At the moment, our CHS is completely manual. The goal is to automate notifications for users who match a certain criteria for upselling, or if they need help getting the most out of the product. Automating the process makes it easier to track performance, and is especially ideal if you have a large clientele.

picture of customer success team members looking at a computer screen

Create a playbook that explains the actions your team needs to take when a customer’s score drops. Some of our actions at Userlike include:

  • Contacting your customer via phone or email to ask about any issues and offer help.
  • Scheduling a visit with your client’s customer success team.
  • Creating a webinar and “how-to” videos to send to clients when they’re struggling to use features.
  • Setting up an onboarding process for new customers so they get the most out of your product from the start.
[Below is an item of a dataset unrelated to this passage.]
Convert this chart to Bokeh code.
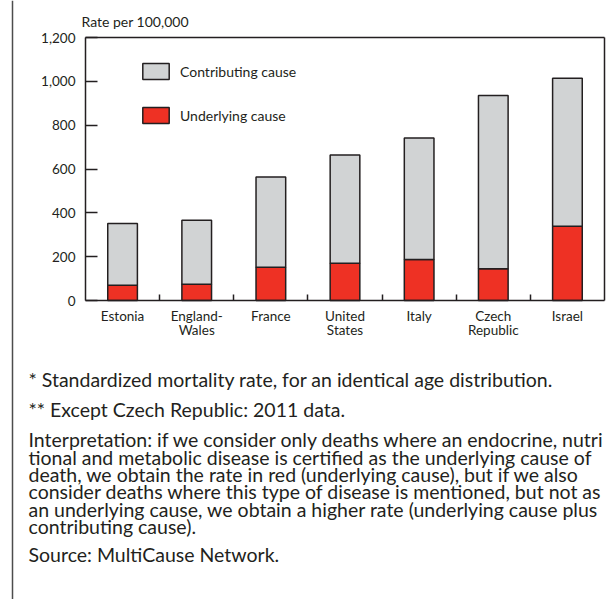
from bokeh.plotting import figure
from bokeh.models import (Range1d, FixedTicker, NumeralTickFormatter, Label, Legend,
                          LegendItem, BoxAnnotation, ColumnDataSource, LinearAxis)
from bokeh.embed import file_html
from bokeh.resources import INLINE

# ---- data ----
countries = ["Estonia", "England-\nWales", "France", "United\nStates", "Italy",
             "Czech\nRepublic", "Israel"]
underlying = [70, 74, 152, 170, 187, 145, 339]
total = [351, 366, 564, 664, 742, 935, 1014]
y_ticks = [0, 200, 400, 600, 800, 1000, 1200]
series_names = ["Contributing cause", "Underlying cause"]
y_title = "Rate per 100,000"
note_lines = [
    "* Standardized mortality rate, for an identical age distribution.",
    "** Except Czech Republic: 2011 data.",
    "Interpretation: if we consider only deaths where an endocrine, nutri",
    "tional and metabolic disease is certified as the underlying cause of",
    "death, we obtain the rate in red (underlying cause), but if we also",
    "consider deaths where this type of disease is mentioned, but not as",
    "an underlying cause, we obtain a higher rate (underlying cause plus",
    "contributing cause).",
    "Source: MultiCause Network.",
]

# ---- layout constants (pixels) ----
W, H = 608, 599
PL, PR, PT, PB = 85, 604, 37, 300          # plot box edges
note_top = [379, 409, 439, 456.5, 474, 491.3, 508.6, 526, 554]   # line centres
NOTE_X = 28

FONT = "Lato"
INK = "#231f20"
RED = "#ee3124"
GRAY = "#d1d3d4"

n = len(countries)
xs = list(range(n))
YMAX = y_ticks[-1]
xpx = (PR - PL) / n              # px per category
ypx = (PB - PT) / YMAX           # px per unit
x0 = -0.5 - PL / xpx
x1 = (n - 0.5) + (W - PR) / xpx
y0 = -(H - PB) / ypx
y1 = YMAX + PT / ypx

src = ColumnDataSource(dict(x=xs, underlying=underlying, total=total))

p = figure(width=W, height=H, output_backend="svg", toolbar_location=None,
           x_range=Range1d(x0, x1), y_range=Range1d(y0, y1),
           x_axis_location=None, y_axis_location=None,
           min_border=0, min_border_left=0, min_border_right=0,
           min_border_top=0, min_border_bottom=0)
p.grid.visible = False
p.outline_line_color = None
p.background_fill_color = "white"
p.border_fill_color = "white"

r_under = p.vbar(x="x", bottom=0, top="underlying", width=0.4, source=src,
                 fill_color=RED, line_color=INK, line_width=1.5)
r_contrib = p.vbar(x="x", bottom="underlying", top="total", width=0.4, source=src,
                   fill_color=GRAY, line_color=INK, line_width=1.5)

# x axis
xa = LinearAxis(fixed_location=0, bounds=(-0.5, n - 0.5))
xa.ticker = FixedTicker(ticks=xs, minor_ticks=[i + 0.5 for i in xs[:-1]])
xa.major_label_overrides = {i: c for i, c in enumerate(countries)}
xa.major_tick_line_color = None
xa.minor_tick_in = 6
xa.minor_tick_out = 0
xa.minor_tick_line_color = INK
xa.minor_tick_line_width = 1.5
xa.axis_line_color = INK
xa.axis_line_width = 1.5
xa.major_label_text_font = FONT
xa.major_label_text_font_size = "13.5px"
xa.major_label_text_color = INK
xa.major_label_text_line_height = 0.88
xa.major_label_standoff = 1
p.add_layout(xa, "below")

# y axis
ya = LinearAxis(fixed_location=-0.5, bounds=(0, YMAX))
ya.ticker = FixedTicker(ticks=y_ticks)
ya.formatter = NumeralTickFormatter(format="0,0")
ya.major_tick_in = 12
ya.major_tick_out = 0
ya.major_tick_line_color = INK
ya.major_tick_line_width = 1.5
ya.minor_tick_line_color = None
ya.axis_line_color = INK
ya.axis_line_width = 1.5
ya.major_label_text_font = FONT
ya.major_label_text_font_size = "13.5px"
ya.major_label_text_color = INK
ya.major_label_standoff = 10
p.add_layout(ya, "left")

# box top and right edges
ta = LinearAxis(fixed_location=YMAX, bounds=(-0.5, n - 0.5), ticker=FixedTicker(ticks=[]),
                axis_line_color=INK, axis_line_width=1.5, major_tick_line_color=None,
                minor_tick_line_color=None, major_label_text_alpha=0)
p.add_layout(ta, "above")
ra = LinearAxis(fixed_location=n - 0.5, bounds=(0, YMAX), ticker=FixedTicker(ticks=[]),
                axis_line_color=INK, axis_line_width=1.5, major_tick_line_color=None,
                minor_tick_line_color=None, major_label_text_alpha=0)
p.add_layout(ra, "right")

# legend
legend = Legend(items=[LegendItem(label=series_names[0], renderers=[r_contrib]),
                       LegendItem(label=series_names[1], renderers=[r_under])],
                location=(139, H - 61 - 64), glyph_width=33, glyph_height=20,
                label_height=20, spacing=24, label_standoff=8, padding=0, margin=0,
                border_line_alpha=0, background_fill_alpha=0,
                label_text_font=FONT, label_text_font_size="14px",
                label_text_baseline="top", label_text_color=INK)
p.add_layout(legend)

# y axis title
p.add_layout(Label(x=81, y=H - 21, x_units="screen", y_units="screen", text=y_title,
                   text_font=FONT, text_font_size="14px", text_color=INK,
                   text_baseline="middle", text_align="left"))

# notes
for t, yy in zip(note_lines, note_top):
    p.add_layout(Label(x=NOTE_X, y=H - yy, x_units="screen", y_units="screen", text=t,
                       text_font=FONT, text_font_size="19.5px", text_color=INK,
                       text_baseline="middle", text_align="left"))

# left border line
p.add_layout(BoxAnnotation(left=11.25, right=12.75, left_units="screen",
                           right_units="screen", fill_color="#4d4d4d",
                           fill_alpha=1, line_alpha=0))

open("out.html", "w").write(file_html(p, INLINE))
Taking care of your customer is just as important as acquiring new ones. People are often lured into a business through perks and discounts, but once they’ve opened an account, they’re suddenly nonexistent. Customer Health Score alerts prevent this from happening.

Your Customer Health Score can’t be built in a day

A CHS takes effort to develop but the benefits are well worth it. Our framework is still a work in progress, but it advances every month. At the moment, the formula is being fine-tuned so that the values are as meaningful as possible. Our customer success crew has expressed their excitement about using the tool, which keeps us motivated to create one perfectly suited for Userlike.